Os competidores estavam envolvidos na criação de seus avatares, disse Son Su-jung, produtor do programa. Ela explicou que parte do objetivo é dar aos cantores de K-pop – “ídolos”, como são chamados – uma pausa nos implacáveis padrões de beleza da indústria, permitindo que sejam julgados por seu talento, não por sua aparência. Embora os avatares, talvez deva ser dito, todos tenham olhos grandes e rostos em forma de coração.
O show também permite que eles abandonem suas personalidades públicas polidas, relaxem e façam piadas.

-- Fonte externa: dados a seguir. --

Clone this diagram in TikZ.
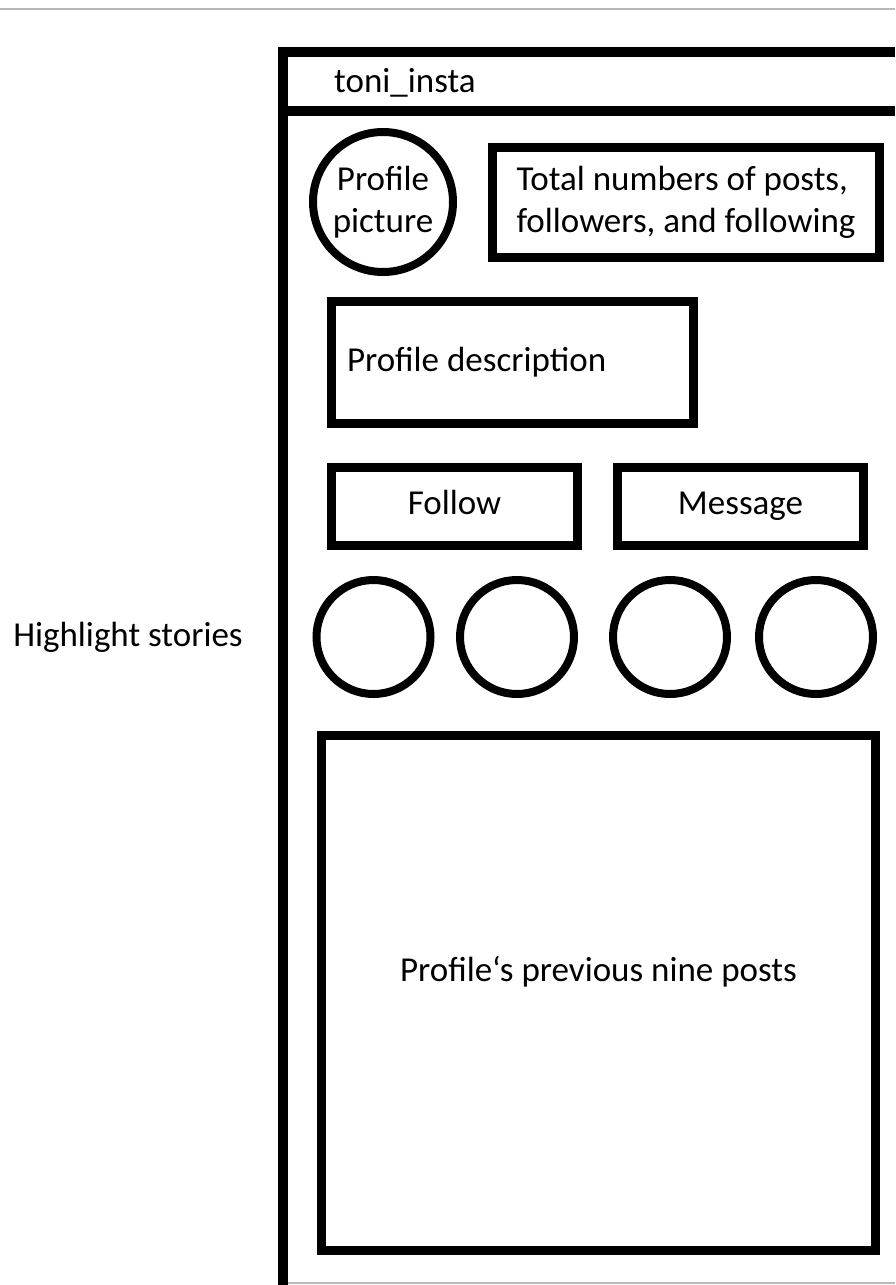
\documentclass[tikz,border=0pt]{standalone}
\usepackage{fontspec}
\setmainfont{Carlito}
\usetikzlibrary{positioning}

\begin{document}
\begin{tikzpicture}[x=1pt,y=-1pt,font=\fontsize{35}{42}\selectfont,
 box/.style={draw,rectangle,line width=9pt,inner sep=0pt},
 btn/.style={box,minimum width=246pt,minimum height=78pt,text height=24pt,text depth=8pt},
 ring/.style={draw,circle,line width=8pt,inner sep=0pt},
 frame/.style={line width=10pt},
 edge/.style={gray!55,line width=1.5pt}]
\useasboundingbox (0,0) rectangle (895,1285);
% screenshot edges
\draw[edge] (0,9)--(895,9);
\draw[edge] (282,1283)--(895,1283);
% phone frame and header bar
\draw[frame] (895,52) -| (283,1290);
\draw[frame] (283,111)--(895,111);
\node[anchor=base west,inner sep=0pt] (title) at (334,92) {toni\_insta};
% profile header
\node[ring,minimum size=140pt,align=center] (pic) at (383,202) {Profile\\picture};
\node[box,minimum width=387pt,minimum height=110pt,align=flush left] (stats) at (686,202.5) {Total numbers of posts,\\followers, and following};
\node[box,minimum width=362pt,minimum height=122pt,text width=331pt,inner xsep=15.5pt,align=flush left] (desc) at (512.5,362.5) {Profile description};
\node[btn] (follow) at (454.5,506.5) {Follow};
\node[btn,right=31pt of follow] (msg) {Message};
% highlight stories
\foreach \x [count=\i] in {373.5,517,670,816}
  \node[ring,minimum size=114pt] (hs\i) at (\x,637) {};
\node (hl) at (128,637) {Highlight stories};
% post grid
\node[box,minimum width=554pt,minimum height=515pt] (posts) at (598.5,993) {};
\node (poststxt) at ([yshift=21pt]posts.center) {Profile‘s previous nine posts};
\end{tikzpicture}
\end{document}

– Espera-se que os ídolos do mundo real sejam um produto da perfeição, mas esperamos que, por meio desse show, eles possam deixar de lado essas pressões – acrescentou Son.
Em uma gravação recente, falhas ainda estavam sendo resolvidas. A equipe de apoio entrava e saía dos cubículos para ajudar os cantores a mexer em seus equipamentos. Pelo menos um contratempo apareceu no primeiro episódio:
– Não consigo ouvir você! – , gritou um competidor enquanto um juiz repetidamente fazia a mesma pergunta.
Mas algumas coisas sobre reality shows não mudaram. Acontece que até os avatares são encorajados a atacar seus concorrentes.
“Olhe para a luz verde”, um produtor entoou através de um microfone para um competidor, cujo avatar o encarava da tela:
– Fale como se estivesse fofocando sobre alguém!